INFORMATION SHOWN:

^^^^

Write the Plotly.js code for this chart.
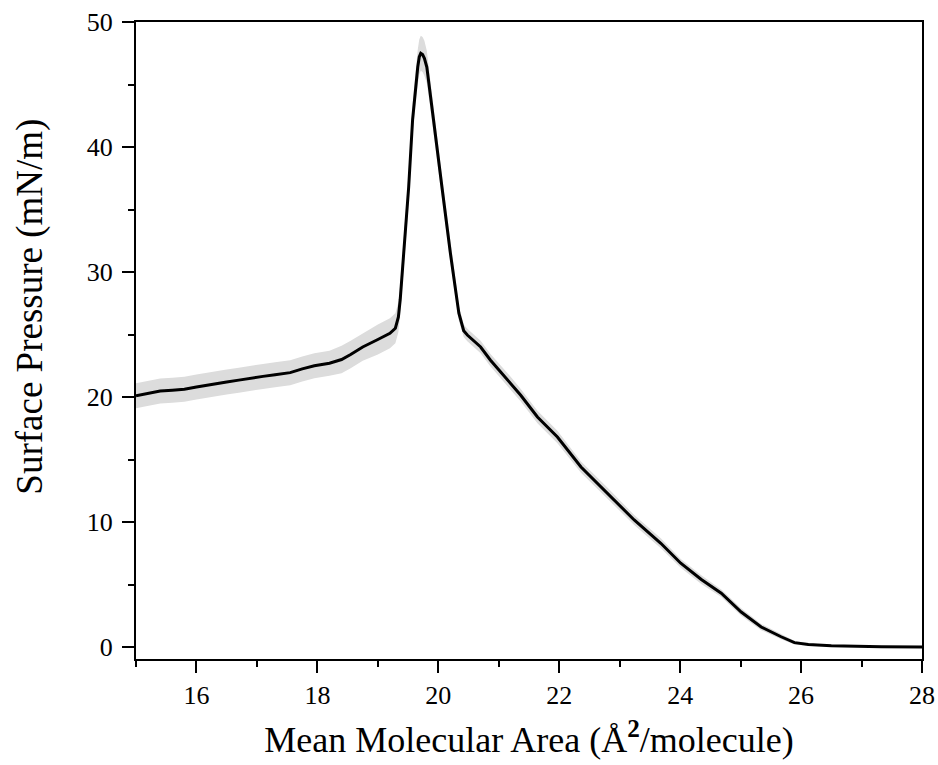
<!DOCTYPE html>
<html>
<head>
<meta charset="utf-8">
<script src="https://cdn.plot.ly/plotly-3.0.1.min.js"></script>
<style>html,body{margin:0;padding:0;background:#fff;}#chart{width:938px;height:765px;}</style>
</head>
<body>
<div id="chart"></div>
<script>
// Mean molecular area (Å²/molecule)
var area = [15.00, 15.20, 15.40, 15.60, 15.80, 16.00, 16.20, 16.50, 16.70, 16.90,
            17.10, 17.30, 17.55, 17.75, 17.95, 18.20, 18.40, 18.55, 18.75, 19.00,
            19.20, 19.29, 19.34, 19.37, 19.43, 19.51, 19.575, 19.62, 19.66, 19.685,
            19.71, 19.74, 19.77, 19.81, 19.86, 19.92, 20.06, 20.20, 20.34, 20.42,
            20.48, 20.70, 20.86, 21.20, 21.36, 21.64, 21.97, 22.36, 22.80, 23.24,
            23.68, 24.01, 24.35, 24.68, 25.01, 25.34, 25.67, 25.89, 26.12, 26.50,
            27.33, 28.00];
// Surface pressure (mN/m), mean curve
var pressure = [20.10, 20.30, 20.48, 20.55, 20.62, 20.80, 20.98, 21.20, 21.35, 21.52,
                21.65, 21.78, 21.95, 22.25, 22.50, 22.70, 23.00, 23.40, 24.00, 24.60,
                25.10, 25.50, 26.40, 27.80, 31.50, 36.80, 42.20, 44.80, 46.40, 47.20,
                47.50, 47.40, 47.10, 46.40, 44.60, 42.20, 36.80, 31.50, 26.70, 25.30,
                24.96, 24.00, 22.96, 21.10, 20.16, 18.40, 16.80, 14.40, 12.30, 10.16,
                8.30, 6.70, 5.40, 4.30, 2.80, 1.60, 0.82, 0.35, 0.20, 0.10,
                0.03, 0.00];
// Standard deviation (mN/m)
var pressureErr = [1.0, 1.0, 1.0, 1.0, 1.0, 1.0, 1.0, 1.0, 1.0, 1.0,
                   1.0, 1.0, 1.0, 1.0, 1.0, 1.0, 1.1, 1.1, 1.1, 1.2,
                   1.2, 1.2, 1.2, 1.2, 1.3, 1.3, 1.3, 1.3, 1.4, 1.4,
                   1.4, 1.4, 1.4, 1.3, 1.2, 1.0, 0.9, 0.8, 0.6, 0.5,
                   0.5, 0.5, 0.5, 0.5, 0.5, 0.5, 0.5, 0.45, 0.45, 0.4,
                   0.4, 0.35, 0.35, 0.3, 0.3, 0.25, 0.2, 0.15, 0.1, 0.05,
                   0.03, 0.02];

var xTitle = 'Mean Molecular Area (Å<sup><b>2</b></sup>/molecule)';
var yTitle = 'Surface Pressure (mN/m)';

var upper = pressure.map(function(v, i){ return v + pressureErr[i]; });
var lower = pressure.map(function(v, i){ return v - pressureErr[i]; });

var serif = '"Liberation Serif", "Times New Roman", serif';

var traces = [
  {x: area, y: lower, mode: 'lines', line: {width: 0, color: 'rgba(0,0,0,0)'},
   hoverinfo: 'skip', showlegend: false},
  {x: area, y: upper, mode: 'lines', line: {width: 0, color: 'rgba(0,0,0,0)'},
   fill: 'tonexty', fillcolor: '#dcdcdc', hoverinfo: 'skip', showlegend: false},
  {x: area, y: pressure, mode: 'lines', line: {color: '#000000', width: 3},
   showlegend: false}
];

var layout = {
  width: 938, height: 765,
  margin: {l: 136, r: 16, t: 22, b: 106},
  paper_bgcolor: '#ffffff', plot_bgcolor: '#ffffff',
  showlegend: false,
  font: {family: serif, color: '#000000', size: 26},
  xaxis: {
    range: [15, 28], dtick: 2, tick0: 16,
    ticks: 'outside', ticklen: 12, tickwidth: 2, tickcolor: '#000',
    showline: true, linewidth: 2, linecolor: '#000', mirror: true,
    showgrid: false, zeroline: false,
    tickfont: {family: serif, size: 26, color: '#000'},
    minor: {dtick: 1, ticks: 'outside', ticklen: 6, tickwidth: 2, tickcolor: '#000', showgrid: false},
    title: {text: xTitle, font: {family: serif, size: 36, color: '#000'}, standoff: 18}
  },
  yaxis: {
    range: [-0.96, 50], dtick: 10, tick0: 0,
    ticks: 'outside', ticklen: 12, tickwidth: 2, tickcolor: '#000',
    showline: true, linewidth: 2, linecolor: '#000', mirror: true,
    showgrid: false, zeroline: false,
    tickfont: {family: serif, size: 26, color: '#000'},
    ticklabelstandoff: 4,
    minor: {dtick: 5, ticks: 'outside', ticklen: 6, tickwidth: 2, tickcolor: '#000', showgrid: false}
  },
  annotations: [{
    text: yTitle, textangle: -90, showarrow: false,
    xref: 'paper', yref: 'paper', x: -0.135, y: 0.553,
    xanchor: 'center', yanchor: 'middle',
    font: {family: serif, size: 37, color: '#000'}
  }]
};

Plotly.newPlot('chart', traces, layout, {displayModeBar: false, staticPlot: true});
</script>
</body>
</html>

^^^^

PROMPT: Without the pictures, copy the material exactly as given.

COMPLETED EXERCISE:
Write the Plotly.js code for this chart.
<!DOCTYPE html>
<html>
<head>
<meta charset="utf-8">
<script src="https://cdn.plot.ly/plotly-3.0.1.min.js"></script>
<style>html,body{margin:0;padding:0;background:#fff;}#chart{width:938px;height:765px;}</style>
</head>
<body>
<div id="chart"></div>
<script>
// Mean molecular area (Å²/molecule)
var area = [15.00, 15.20, 15.40, 15.60, 15.80, 16.00, 16.20, 16.50, 16.70, 16.90,
            17.10, 17.30, 17.55, 17.75, 17.95, 18.20, 18.40, 18.55, 18.75, 19.00,
            19.20, 19.29, 19.34, 19.37, 19.43, 19.51, 19.575, 19.62, 19.66, 19.685,
            19.71, 19.74, 19.77, 19.81, 19.86, 19.92, 20.06, 20.20, 20.34, 20.42,
            20.48, 20.70, 20.86, 21.20, 21.36, 21.64, 21.97, 22.36, 22.80, 23.24,
            23.68, 24.01, 24.35, 24.68, 25.01, 25.34, 25.67, 25.89, 26.12, 26.50,
            27.33, 28.00];
// Surface pressure (mN/m), mean curve
var pressure = [20.10, 20.30, 20.48, 20.55, 20.62, 20.80, 20.98, 21.20, 21.35, 21.52,
                21.65, 21.78, 21.95, 22.25, 22.50, 22.70, 23.00, 23.40, 24.00, 24.60,
                25.10, 25.50, 26.40, 27.80, 31.50, 36.80, 42.20, 44.80, 46.40, 47.20,
                47.50, 47.40, 47.10, 46.40, 44.60, 42.20, 36.80, 31.50, 26.70, 25.30,
                24.96, 24.00, 22.96, 21.10, 20.16, 18.40, 16.80, 14.40, 12.30, 10.16,
                8.30, 6.70, 5.40, 4.30, 2.80, 1.60, 0.82, 0.35, 0.20, 0.10,
                0.03, 0.00];
// Standard deviation (mN/m)
var pressureErr = [1.0, 1.0, 1.0, 1.0, 1.0, 1.0, 1.0, 1.0, 1.0, 1.0,
                   1.0, 1.0, 1.0, 1.0, 1.0, 1.0, 1.1, 1.1, 1.1, 1.2,
                   1.2, 1.2, 1.2, 1.2, 1.3, 1.3, 1.3, 1.3, 1.4, 1.4,
                   1.4, 1.4, 1.4, 1.3, 1.2, 1.0, 0.9, 0.8, 0.6, 0.5,
                   0.5, 0.5, 0.5, 0.5, 0.5, 0.5, 0.5, 0.45, 0.45, 0.4,
                   0.4, 0.35, 0.35, 0.3, 0.3, 0.25, 0.2, 0.15, 0.1, 0.05,
                   0.03, 0.02];

var xTitle = 'Mean Molecular Area (Å<sup><b>2</b></sup>/molecule)';
var yTitle = 'Surface Pressure (mN/m)';

var upper = pressure.map(function(v, i){ return v + pressureErr[i]; });
var lower = pressure.map(function(v, i){ return v - pressureErr[i]; });

var serif = '"Liberation Serif", "Times New Roman", serif';

var traces = [
  {x: area, y: lower, mode: 'lines', line: {width: 0, color: 'rgba(0,0,0,0)'},
   hoverinfo: 'skip', showlegend: false},
  {x: area, y: upper, mode: 'lines', line: {width: 0, color: 'rgba(0,0,0,0)'},
   fill: 'tonexty', fillcolor: '#dcdcdc', hoverinfo: 'skip', showlegend: false},
  {x: area, y: pressure, mode: 'lines', line: {color: '#000000', width: 3},
   showlegend: false}
];

var layout = {
  width: 938, height: 765,
  margin: {l: 136, r: 16, t: 22, b: 106},
  paper_bgcolor: '#ffffff', plot_bgcolor: '#ffffff',
  showlegend: false,
  font: {family: serif, color: '#000000', size: 26},
  xaxis: {
    range: [15, 28], dtick: 2, tick0: 16,
    ticks: 'outside', ticklen: 12, tickwidth: 2, tickcolor: '#000',
    showline: true, linewidth: 2, linecolor: '#000', mirror: true,
    showgrid: false, zeroline: false,
    tickfont: {family: serif, size: 26, color: '#000'},
    minor: {dtick: 1, ticks: 'outside', ticklen: 6, tickwidth: 2, tickcolor: '#000', showgrid: false},
    title: {text: xTitle, font: {family: serif, size: 36, color: '#000'}, standoff: 18}
  },
  yaxis: {
    range: [-0.96, 50], dtick: 10, tick0: 0,
    ticks: 'outside', ticklen: 12, tickwidth: 2, tickcolor: '#000',
    showline: true, linewidth: 2, linecolor: '#000', mirror: true,
    showgrid: false, zeroline: false,
    tickfont: {family: serif, size: 26, color: '#000'},
    ticklabelstandoff: 4,
    minor: {dtick: 5, ticks: 'outside', ticklen: 6, tickwidth: 2, tickcolor: '#000', showgrid: false}
  },
  annotations: [{
    text: yTitle, textangle: -90, showarrow: false,
    xref: 'paper', yref: 'paper', x: -0.135, y: 0.553,
    xanchor: 'center', yanchor: 'middle',
    font: {family: serif, size: 37, color: '#000'}
  }]
};

Plotly.newPlot('chart', traces, layout, {displayModeBar: false, staticPlot: true});
</script>
</body>
</html>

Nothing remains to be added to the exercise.